--- START OF DATA SECTION ---

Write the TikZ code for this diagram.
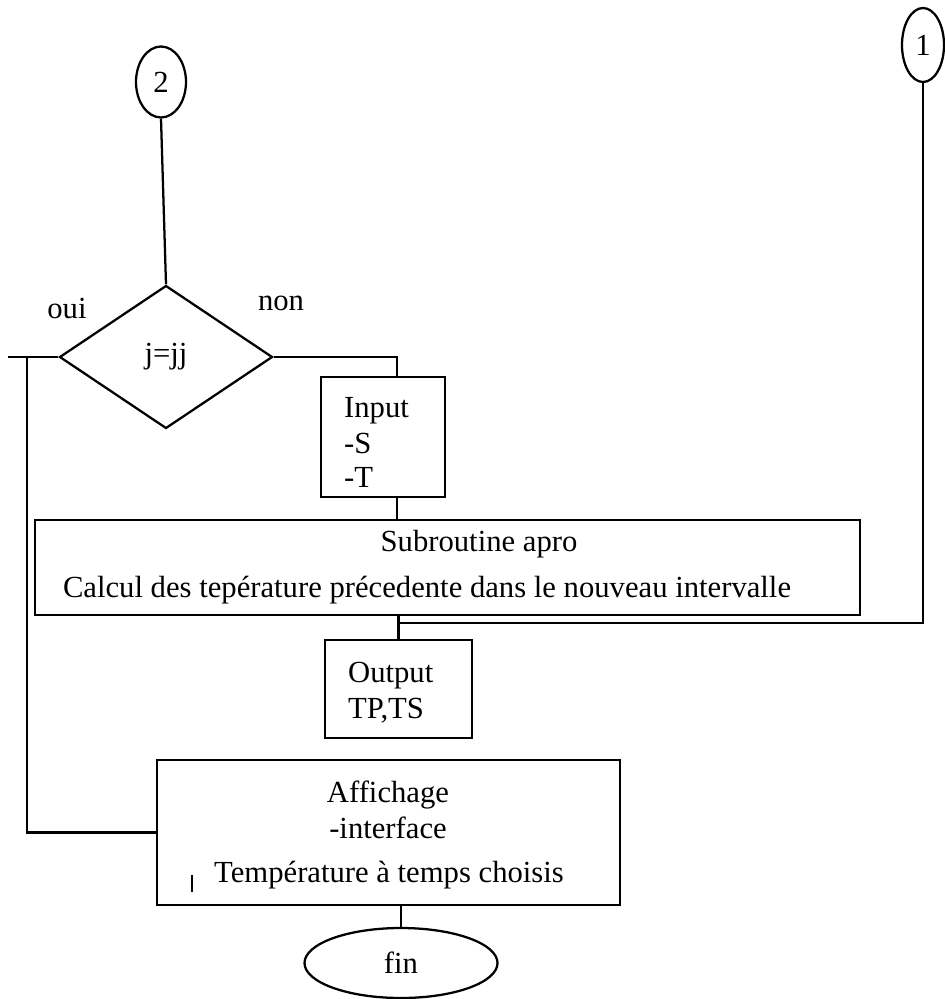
\documentclass[tikz,border=0pt]{standalone}
\usepackage{fontspec}
\setmainfont{Liberation Serif}
\usetikzlibrary{shapes.geometric}
\begin{document}
\begin{tikzpicture}[x=0.75pt,y=-0.75pt,
  line width=1.7pt,
  every node/.style={font=\fontsize{23}{27}\selectfont, inner sep=0pt},
  box/.style={draw, rectangle},
  oval/.style={draw, ellipse},
  txt/.style={anchor=base},
  ltxt/.style={anchor=base west}]
\useasboundingbox (0,0) rectangle (945,999);
% connectors' terminals
\node[oval, minimum width=37.5pt, minimum height=53.25pt] (c2) at (161,82) {2};
\node[oval, minimum width=31.5pt, minimum height=55.5pt] (c1) at (923,45) {1};
% decision
\node[draw, diamond, minimum width=159.75pt, minimum height=107.25pt] (d) at (166,357) {j=jj};
\node (oui) at (67,308) {oui};
\node (non) at (281,303) {non};
% boxes
\node[box, minimum width=93pt, minimum height=90pt] (inp) at (383,437) {};
\node[box, minimum width=618.75pt, minimum height=71.25pt] (sub) at (447.5,567.5) {};
\node[box, minimum width=110.25pt, minimum height=73.5pt] (out) at (398.5,689) {};
\node[box, minimum width=347.25pt, minimum height=108.75pt] (aff) at (388.5,832.5) {};
\node[oval, minimum width=144.75pt, minimum height=52.5pt] (fin) at (401,963) {fin};
% texts
\node[ltxt] (tin1) at (343,417) {Input};
\node[ltxt] (tin2) at (343,453) {-S};
\node[ltxt] (tin3) at (343,487) {-T};
\node[txt] (ts1) at (479,551) {Subroutine apro};
\node[txt] (ts2) at (427,597) {Calcul des tepérature précedente dans le nouveau intervalle};
\node[ltxt] (to1) at (347,682) {Output};
\node[ltxt] (to2) at (347,718) {TP,TS};
\node[txt] (ta1) at (388,802) {Affichage};
\node[txt] (ta2) at (388,838) {-interface};
\node[txt] (ta3) at (389,882) {Température à temps choisis};
\draw[line width=1.4pt] (192,875) -- (192,892);
% helper coordinates
\coordinate (lw) at (8,357);
\coordinate (lv) at (27,357);
\coordinate (jn) at (398.5,623);
% connectors
\draw (c2.south) -- (d.north);
\draw (d.east) -| ([xshift=10.5pt]inp.north);
\draw ([xshift=10.5pt]inp.south) -- ([xshift=10.5pt]inp.south |- sub.north);
\draw (out.north) -- (out.north |- sub.south);
\draw (c1.south) |- (jn);
\draw (d.west) -- (lw);
\draw (aff.west) -| (lv);
\draw (fin.north) -- (fin.north |- aff.south);
\end{tikzpicture}
\end{document}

--- END OF DATA SECTION ---

TO DO: Copy every line of the data word for word, omitting the images.

THE OUTPUT:
Write the TikZ code for this diagram.
\documentclass[tikz,border=0pt]{standalone}
\usepackage{fontspec}
\setmainfont{Liberation Serif}
\usetikzlibrary{shapes.geometric}
\begin{document}
\begin{tikzpicture}[x=0.75pt,y=-0.75pt,
  line width=1.7pt,
  every node/.style={font=\fontsize{23}{27}\selectfont, inner sep=0pt},
  box/.style={draw, rectangle},
  oval/.style={draw, ellipse},
  txt/.style={anchor=base},
  ltxt/.style={anchor=base west}]
\useasboundingbox (0,0) rectangle (945,999);
% connectors' terminals
\node[oval, minimum width=37.5pt, minimum height=53.25pt] (c2) at (161,82) {2};
\node[oval, minimum width=31.5pt, minimum height=55.5pt] (c1) at (923,45) {1};
% decision
\node[draw, diamond, minimum width=159.75pt, minimum height=107.25pt] (d) at (166,357) {j=jj};
\node (oui) at (67,308) {oui};
\node (non) at (281,303) {non};
% boxes
\node[box, minimum width=93pt, minimum height=90pt] (inp) at (383,437) {};
\node[box, minimum width=618.75pt, minimum height=71.25pt] (sub) at (447.5,567.5) {};
\node[box, minimum width=110.25pt, minimum height=73.5pt] (out) at (398.5,689) {};
\node[box, minimum width=347.25pt, minimum height=108.75pt] (aff) at (388.5,832.5) {};
\node[oval, minimum width=144.75pt, minimum height=52.5pt] (fin) at (401,963) {fin};
% texts
\node[ltxt] (tin1) at (343,417) {Input};
\node[ltxt] (tin2) at (343,453) {-S};
\node[ltxt] (tin3) at (343,487) {-T};
\node[txt] (ts1) at (479,551) {Subroutine apro};
\node[txt] (ts2) at (427,597) {Calcul des tepérature précedente dans le nouveau intervalle};
\node[ltxt] (to1) at (347,682) {Output};
\node[ltxt] (to2) at (347,718) {TP,TS};
\node[txt] (ta1) at (388,802) {Affichage};
\node[txt] (ta2) at (388,838) {-interface};
\node[txt] (ta3) at (389,882) {Température à temps choisis};
\draw[line width=1.4pt] (192,875) -- (192,892);
% helper coordinates
\coordinate (lw) at (8,357);
\coordinate (lv) at (27,357);
\coordinate (jn) at (398.5,623);
% connectors
\draw (c2.south) -- (d.north);
\draw (d.east) -| ([xshift=10.5pt]inp.north);
\draw ([xshift=10.5pt]inp.south) -- ([xshift=10.5pt]inp.south |- sub.north);
\draw (out.north) -- (out.north |- sub.south);
\draw (c1.south) |- (jn);
\draw (d.west) -- (lw);
\draw (aff.west) -| (lv);
\draw (fin.north) -- (fin.north |- aff.south);
\end{tikzpicture}
\end{document}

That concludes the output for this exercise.